Wien. Christian Kern weiß, wo er sich befindet. Auf der Bühne der Veranstaltungshalle in Wien-Floridsdorf beschwört der Kanzler am Freitag eindringlich die Wurzeln der Sozialdemokratie. Er lobt die Verdienste von Victor Adler. Und jene der Gewerkschaften, die einen Mindestlohn von 1500 Euro (brutto) für Friseure und Spediteure ab 2020 durchgesetzt haben. Er erinnert an den Kampf der Sozialdemokratie für die Gleichstellung von Frauen. Und betont die Wichtigkeit der roten Kernthemen Arbeitsplätze, Bildung und soziale Gerechtigkeit.

Die Genossen bei der traditionellen Klubklausur der Wiener SPÖ danken es ihm mit Standing Ovations. Vor allem, nachdem sich Kern auf die Freiheitlichen und die ÖVP einschoss. Immerhin ist keine rote Landespartei traditionell so weit links der Mitte verankert wie die Wiener SPÖ.

Auf die Flügelkämpfe, die die Bürgermeisterpartei von Michael Häupl erschüttern, geht Kern nicht ein. Zu explosiv ist die Situation in seiner bedeutendsten Landespartei, als dass der Kanzler Position beziehen könnte – vor allem, seit Kerns Parteimanager, Georg Niedermühlbichler, den Kritikern von Bürgermeister Michael Häupl öffentlich gedroht hatte: Diese könnten sich warm anziehen, wenn sie sich mit Häupl anlegen würden. Was empört Gegenreaktionen von Wiener Funktionären ausgelöst hatte, die von Häupl eine Klärung seiner Nachfolge fordern – in Hinblick auf die Spitzenkandidatur bei der Wien-Wahl 2020.

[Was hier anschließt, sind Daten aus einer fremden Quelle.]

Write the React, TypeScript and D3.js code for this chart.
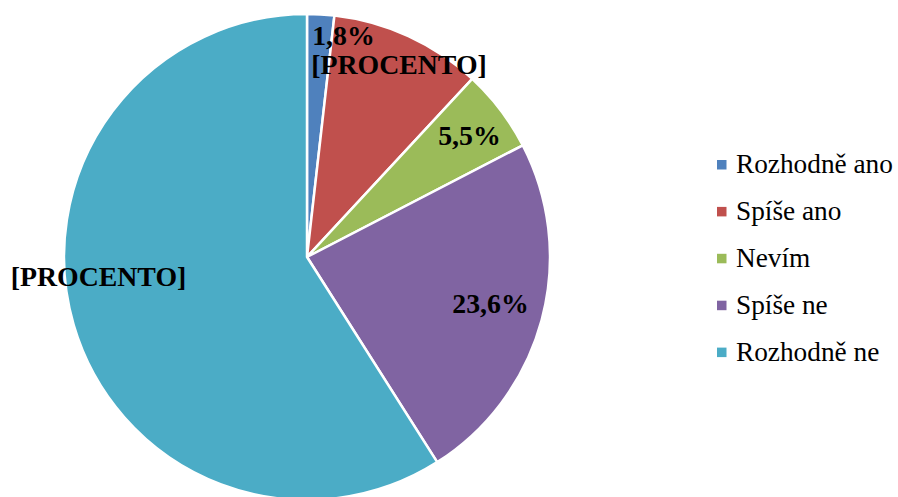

Der Bundeskanzler selbst ging nur zwischen den Zeilen auf diese Situation ein: „Wenn die Sozialdemokratie in Wien stark ist, wird sie im ganzen Land stark sein – von Wien aus.“ Der Appell an die Einheit der Wiener SPÖ fiel ebenfalls demonstrativ diplomatisch aus: „Kein Kanzler, kein Bürgermeister und kein Stadtrat wird es schaffen, den Karren allein zu ziehen. Es geht um jeden einzelnen Funktionär.“

("Die Presse", Print-Ausgabe, 25.03.2017)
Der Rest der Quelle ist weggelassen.